--- Start of COLLECTED MATERIAL ---

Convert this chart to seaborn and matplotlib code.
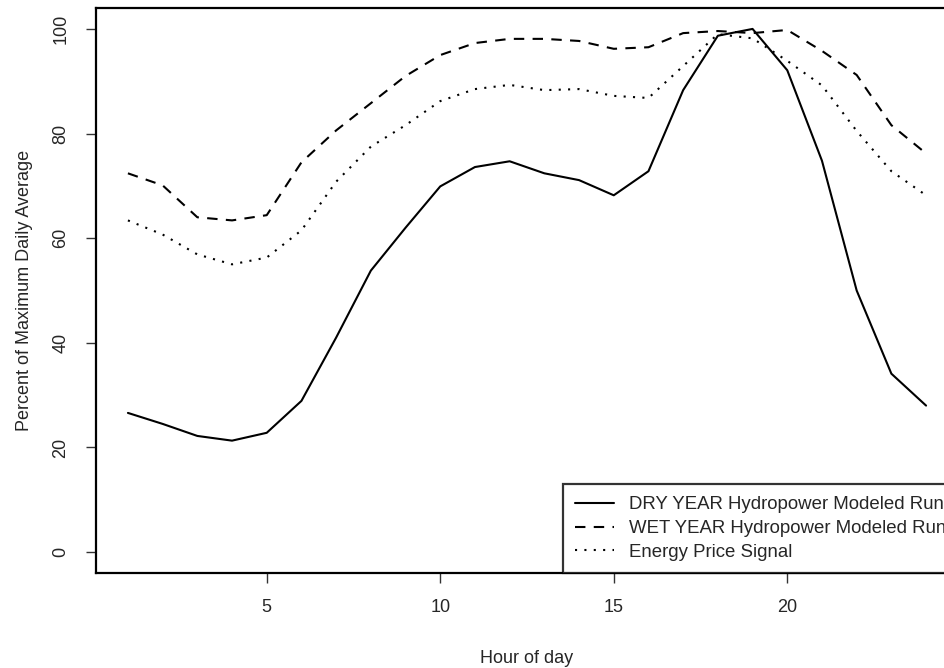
import numpy as np
import pandas as pd
import seaborn as sns
import matplotlib
matplotlib.use("Agg")
import matplotlib.pyplot as plt

# hourly profiles (percent of max daily average)
hours = list(range(1, 25))
dry_year = [26.6, 24.5, 22.2, 21.3, 22.8, 28.9, 41.0, 53.8, 62.0, 69.9, 73.6, 74.7,
            72.4, 71.1, 68.2, 72.8, 88.3, 98.7, 100.0, 92.1, 74.8, 50.0, 34.1, 28.0]
wet_year = [72.4, 70.1, 64.0, 63.4, 64.4, 74.5, 80.6, 85.8, 91.0, 95.0, 97.3, 98.1,
            98.1, 97.7, 96.2, 96.5, 99.2, 99.6, 99.2, 99.8, 95.8, 91.2, 81.6, 76.2]
price_signal = [63.4, 60.7, 56.9, 55.0, 56.3, 61.5, 70.8, 77.5, 81.6, 86.2, 88.5, 89.3,
                88.3, 88.5, 87.2, 86.8, 92.9, 99.0, 98.2, 93.9, 89.2, 80.5, 72.8, 68.2]
series_names = ["DRY YEAR Hydropower Modeled Run",
                "WET YEAR Hydropower Modeled Run",
                "Energy Price Signal"]
x_ticks = [5, 10, 15, 20]
y_ticks = [0, 20, 40, 60, 80, 100]


def main():
    df = pd.DataFrame({
        "hour": hours * 3,
        "value": dry_year + wet_year + price_signal,
        "series": [series_names[0]] * 24 + [series_names[1]] * 24 + [series_names[2]] * 24,
    })

    sns.set_style("white")
    plt.rcParams["font.family"] = ["Liberation Sans", "DejaVu Sans"]

    fig = plt.figure(figsize=(9.45, 6.68), dpi=100)
    # the original is cropped on the right, so the axes run past the canvas edge
    ax = fig.add_axes([96 / 945, 1 - 573 / 668, (958 - 96) / 945, (573 - 8) / 668])

    dashes = {series_names[0]: "", series_names[1]: (5, 4), series_names[2]: (1, 3.5)}
    sns.lineplot(data=df, x="hour", y="value", style="series", style_order=series_names,
                 dashes=dashes, color="black", linewidth=1.5, ax=ax)

    ax.set_xlim(0.08, 24.92)
    ax.set_ylim(-4, 104)
    ax.set_xticks(x_ticks)
    ax.set_yticks(y_ticks)
    ax.set_xlabel("Hour of day", fontsize=13, labelpad=24)
    ax.set_ylabel("Percent of Maximum Daily Average", fontsize=13, labelpad=14)
    ax.tick_params(axis="both", direction="out", length=7, width=1, color="#333333",
                   labelsize=13, pad=12, left=True, bottom=True)
    for lbl in ax.get_yticklabels():
        lbl.set_rotation(90)
        lbl.set_va("center")
    for sp in ax.spines.values():
        sp.set_color("black")
        sp.set_linewidth(1.6)

    handles, labels = ax.get_legend_handles_labels()
    leg = ax.legend(handles, labels, loc="lower right", fontsize=13.4, frameon=True,
                    fancybox=False, borderaxespad=0, handlelength=2.1,
                    handletextpad=0.8, borderpad=0.65, labelspacing=0.36)
    leg.get_frame().set_edgecolor("black")
    leg.get_frame().set_linewidth(1.6)

    fig.savefig("out.png", dpi=100)


if __name__ == "__main__":
    main()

--- End of COLLECTED MATERIAL ---

**WRITTEN REQUEST**: Pictures excluded, repeat exactly the lines from the top of the material through the line with "y_ticks = [0, 20, 40, 60, 80, 100]", including both of those lines.

**RESPONSE TO THE EXERCISE**:
Convert this chart to seaborn and matplotlib code.
import numpy as np
import pandas as pd
import seaborn as sns
import matplotlib
matplotlib.use("Agg")
import matplotlib.pyplot as plt

# hourly profiles (percent of max daily average)
hours = list(range(1, 25))
dry_year = [26.6, 24.5, 22.2, 21.3, 22.8, 28.9, 41.0, 53.8, 62.0, 69.9, 73.6, 74.7,
            72.4, 71.1, 68.2, 72.8, 88.3, 98.7, 100.0, 92.1, 74.8, 50.0, 34.1, 28.0]
wet_year = [72.4, 70.1, 64.0, 63.4, 64.4, 74.5, 80.6, 85.8, 91.0, 95.0, 97.3, 98.1,
            98.1, 97.7, 96.2, 96.5, 99.2, 99.6, 99.2, 99.8, 95.8, 91.2, 81.6, 76.2]
price_signal = [63.4, 60.7, 56.9, 55.0, 56.3, 61.5, 70.8, 77.5, 81.6, 86.2, 88.5, 89.3,
                88.3, 88.5, 87.2, 86.8, 92.9, 99.0, 98.2, 93.9, 89.2, 80.5, 72.8, 68.2]
series_names = ["DRY YEAR Hydropower Modeled Run",
                "WET YEAR Hydropower Modeled Run",
                "Energy Price Signal"]
x_ticks = [5, 10, 15, 20]
y_ticks = [0, 20, 40, 60, 80, 100]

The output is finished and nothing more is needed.